Go through the listing and return every line with "image" in it.

★ ★ ★

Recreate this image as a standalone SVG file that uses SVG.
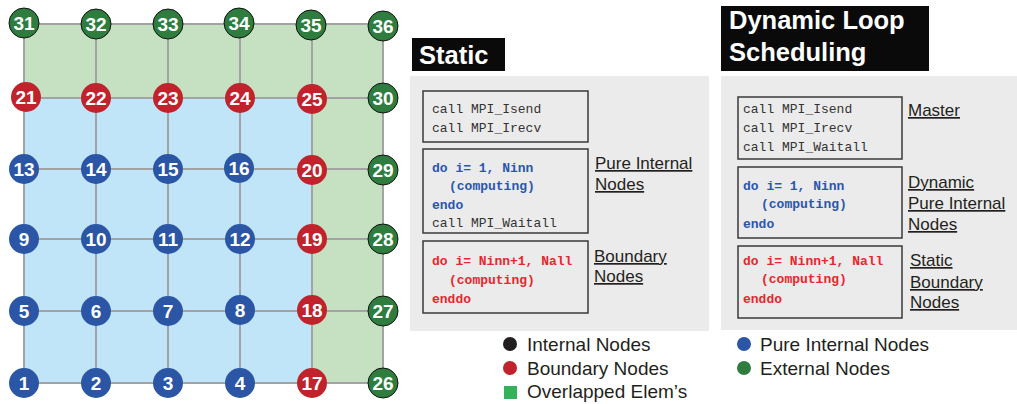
<svg xmlns="http://www.w3.org/2000/svg" width="1017" height="404" viewBox="0 0 1017 404">
<style>
.gl{stroke:#a3a3a3;stroke-width:2;fill:none}
.nb{fill:#2a56a5}
.nr{fill:#c0232c}
.ng{fill:#2e7d3e;stroke:#111;stroke-width:1}
.nl{font-family:"Liberation Sans",Arial,sans-serif;font-weight:bold;font-size:19px;fill:#fff;text-anchor:middle}
.ttl{font-family:"Liberation Sans",Arial,sans-serif;font-weight:bold;font-size:25.5px;fill:#fff}
.panel{fill:#ebebeb}
.box{fill:#ebebeb;stroke:#3a3a3a;stroke-width:1.5}
.code{font-family:"Liberation Mono","DejaVu Sans Mono",monospace;font-size:13px;fill:#333}
.cb{fill:#2a56b0;font-weight:bold}
.cr{fill:#e8262d;font-weight:bold}
.lab{font-family:"Liberation Sans",Arial,sans-serif;font-size:17px;fill:#231f20;text-decoration:underline}
.leg{font-family:"Liberation Sans",Arial,sans-serif;font-size:19px;fill:#231f20}
</style>
<g id="mesh">
<rect x="24" y="24" width="359" height="74" fill="#c5e1c1"/>
<rect x="312" y="98" width="71" height="285" fill="#c5e1c1"/>
<rect x="24" y="98" width="288" height="285" fill="#c1e5f8"/>
</g>
<g id="connectors">
<path class="gl" d="M24,24H383M24,98H383M24,169H383M24,239H383M24,311H383M24,383H383M24,24V383M96,24V383M168,24V383M240,24V383M312,24V383M383,24V383"/>
</g>
<g id="n31"><circle class="ng" cx="24" cy="23" r="15"/><text class="nl" x="24" y="30">31</text></g>
<g id="n32"><circle class="ng" cx="96" cy="24" r="15"/><text class="nl" x="96" y="31">32</text></g>
<g id="n33"><circle class="ng" cx="168" cy="24" r="15"/><text class="nl" x="168" y="31">33</text></g>
<g id="n34"><circle class="ng" cx="239" cy="23" r="15"/><text class="nl" x="239" y="30">34</text></g>
<g id="n35"><circle class="ng" cx="311" cy="25" r="15"/><text class="nl" x="311" y="32">35</text></g>
<g id="n36"><circle class="ng" cx="383" cy="26" r="15"/><text class="nl" x="383" y="33">36</text></g>
<g id="n21"><circle class="nr" cx="26" cy="97" r="15"/><text class="nl" x="26" y="104">21</text></g>
<g id="n22"><circle class="nr" cx="96" cy="98" r="15"/><text class="nl" x="96" y="105">22</text></g>
<g id="n23"><circle class="nr" cx="168" cy="98" r="15"/><text class="nl" x="168" y="105">23</text></g>
<g id="n24"><circle class="nr" cx="240" cy="98" r="15"/><text class="nl" x="240" y="105">24</text></g>
<g id="n25"><circle class="nr" cx="312" cy="99" r="15"/><text class="nl" x="312" y="106">25</text></g>
<g id="n30"><circle class="ng" cx="383" cy="98" r="15"/><text class="nl" x="383" y="105">30</text></g>
<g id="n13"><circle class="nb" cx="24" cy="169" r="15"/><text class="nl" x="24" y="176">13</text></g>
<g id="n14"><circle class="nb" cx="96" cy="169" r="15"/><text class="nl" x="96" y="176">14</text></g>
<g id="n15"><circle class="nb" cx="168" cy="169" r="15"/><text class="nl" x="168" y="176">15</text></g>
<g id="n16"><circle class="nb" cx="239" cy="168" r="15"/><text class="nl" x="239" y="175">16</text></g>
<g id="n20"><circle class="nr" cx="312" cy="170" r="15"/><text class="nl" x="312" y="177">20</text></g>
<g id="n29"><circle class="ng" cx="383" cy="170" r="15"/><text class="nl" x="383" y="177">29</text></g>
<g id="n9"><circle class="nb" cx="24" cy="239" r="15"/><text class="nl" x="24" y="246">9</text></g>
<g id="n10"><circle class="nb" cx="96" cy="239" r="15"/><text class="nl" x="96" y="246">10</text></g>
<g id="n11"><circle class="nb" cx="168" cy="239" r="15"/><text class="nl" x="168" y="246">11</text></g>
<g id="n12"><circle class="nb" cx="240" cy="239" r="15"/><text class="nl" x="240" y="246">12</text></g>
<g id="n19"><circle class="nr" cx="312" cy="239" r="15"/><text class="nl" x="312" y="246">19</text></g>
<g id="n28"><circle class="ng" cx="383" cy="239" r="15"/><text class="nl" x="383" y="246">28</text></g>
<g id="n5"><circle class="nb" cx="24" cy="311" r="15"/><text class="nl" x="24" y="318">5</text></g>
<g id="n6"><circle class="nb" cx="96" cy="311" r="15"/><text class="nl" x="96" y="318">6</text></g>
<g id="n7"><circle class="nb" cx="168" cy="311" r="15"/><text class="nl" x="168" y="318">7</text></g>
<g id="n8"><circle class="nb" cx="240" cy="310" r="15"/><text class="nl" x="240" y="317">8</text></g>
<g id="n18"><circle class="nr" cx="312" cy="310" r="15"/><text class="nl" x="312" y="317">18</text></g>
<g id="n27"><circle class="ng" cx="383" cy="311" r="15"/><text class="nl" x="383" y="318">27</text></g>
<g id="n1"><circle class="nb" cx="24" cy="383" r="15"/><text class="nl" x="24" y="390">1</text></g>
<g id="n2"><circle class="nb" cx="96" cy="383" r="15"/><text class="nl" x="96" y="390">2</text></g>
<g id="n3"><circle class="nb" cx="168" cy="383" r="15"/><text class="nl" x="168" y="390">3</text></g>
<g id="n4"><circle class="nb" cx="240" cy="383" r="15"/><text class="nl" x="240" y="390">4</text></g>
<g id="n17"><circle class="nr" cx="312" cy="383" r="15"/><text class="nl" x="312" y="390">17</text></g>
<g id="n26"><circle class="ng" cx="383" cy="383" r="15"/><text class="nl" x="383" y="390">26</text></g>

<g id="static">
<rect x="412" y="38" width="93" height="33" fill="#0a0a0a"/>
<text class="ttl" x="419" y="64">Static</text>
<rect class="panel" x="410" y="76" width="299" height="255"/>
<rect class="box" x="423" y="91" width="165" height="51"/>
<text class="code" x="432" y="113">call MPI_Isend</text>
<text class="code" x="432" y="132">call MPI_Irecv</text>
<rect class="box" x="423" y="149" width="165" height="84"/>
<text class="code cb" x="432" y="172">do i= 1, Ninn</text>
<text class="code cb" x="449" y="190">(computing)</text>
<text class="code cb" x="432" y="209">endo</text>
<text class="code" x="432" y="227">call MPI_Waitall</text>
<rect class="box" x="423" y="241" width="165" height="72"/>
<text class="code cr" x="432" y="265">do i= Ninn+1, Nall</text>
<text class="code cr" x="449" y="284">(computing)</text>
<text class="code cr" x="432" y="303">enddo</text>
<text class="lab" x="595" y="169">Pure Internal</text>
<text class="lab" x="595" y="190">Nodes</text>
<text class="lab" x="594" y="262">Boundary</text>
<text class="lab" x="594" y="282">Nodes</text>
</g>

<g id="dynamic">
<rect x="721" y="6" width="208" height="65" fill="#0a0a0a"/>
<text class="ttl" x="729" y="29">Dynamic Loop</text>
<text class="ttl" x="729" y="61">Scheduling</text>
<rect class="panel" x="721" y="76" width="296" height="254"/>
<rect class="box" x="738" y="97" width="164" height="62"/>
<text class="code" x="743" y="113">call MPI_Isend</text>
<text class="code" x="743" y="132">call MPI_Irecv</text>
<text class="code" x="743" y="151">call MPI_Waitall</text>
<rect class="box" x="738" y="167" width="164" height="71"/>
<text class="code cb" x="743" y="190">do i= 1, Ninn</text>
<text class="code cb" x="761" y="208">(computing)</text>
<text class="code cb" x="743" y="228">endo</text>
<rect class="box" x="738" y="246" width="164" height="72"/>
<text class="code cr" x="743" y="265">do i= Ninn+1, Nall</text>
<text class="code cr" x="761" y="283">(computing)</text>
<text class="code cr" x="743" y="303">enddo</text>
<text class="lab" x="908" y="116">Master</text>
<text class="lab" x="908" y="188">Dynamic</text>
<text class="lab" x="908" y="209">Pure Internal</text>
<text class="lab" x="908" y="230">Nodes</text>
<text class="lab" x="910" y="266">Static</text>
<text class="lab" x="910" y="288">Boundary</text>
<text class="lab" x="910" y="308">Nodes</text>
</g>

<g id="legend">
<circle cx="510" cy="344" r="7" fill="#231f20"/>
<text class="leg" x="527" y="351">Internal Nodes</text>
<circle cx="510" cy="368" r="7" fill="#c0232c"/>
<text class="leg" x="527" y="375">Boundary Nodes</text>
<rect x="504" y="386" width="13" height="13" fill="#34b25a"/>
<text class="leg" x="527" y="398">Overlapped Elem’s</text>
<circle cx="744" cy="344" r="7" fill="#2a56a5"/>
<text class="leg" x="760" y="351">Pure Internal Nodes</text>
<circle cx="744" cy="368" r="7" fill="#2e7d3e"/>
<text class="leg" x="760" y="375">External Nodes</text>
</g>
</svg>
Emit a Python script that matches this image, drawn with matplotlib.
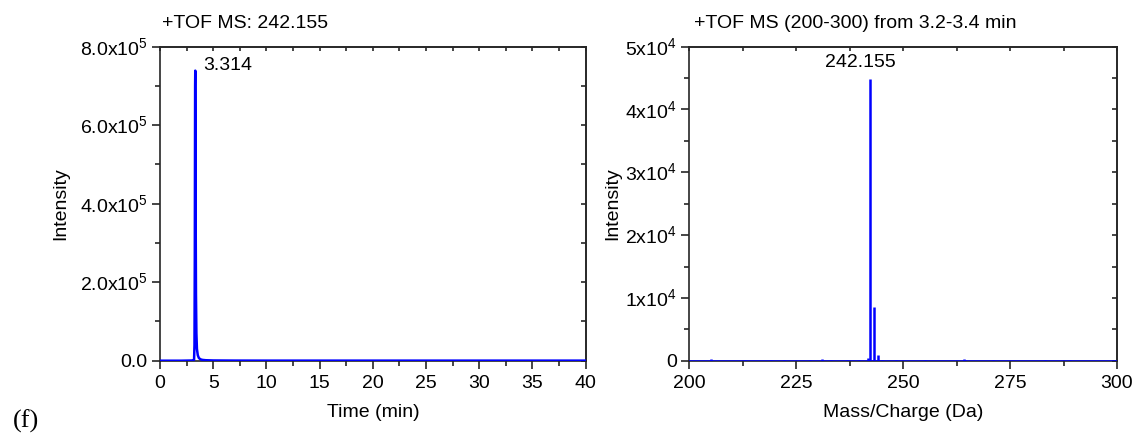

★ ★ ★

### WORKED SOLUTION
Recreate this image as a standalone SVG file that uses SVG.
Emit a Python script that matches this image, drawn with matplotlib.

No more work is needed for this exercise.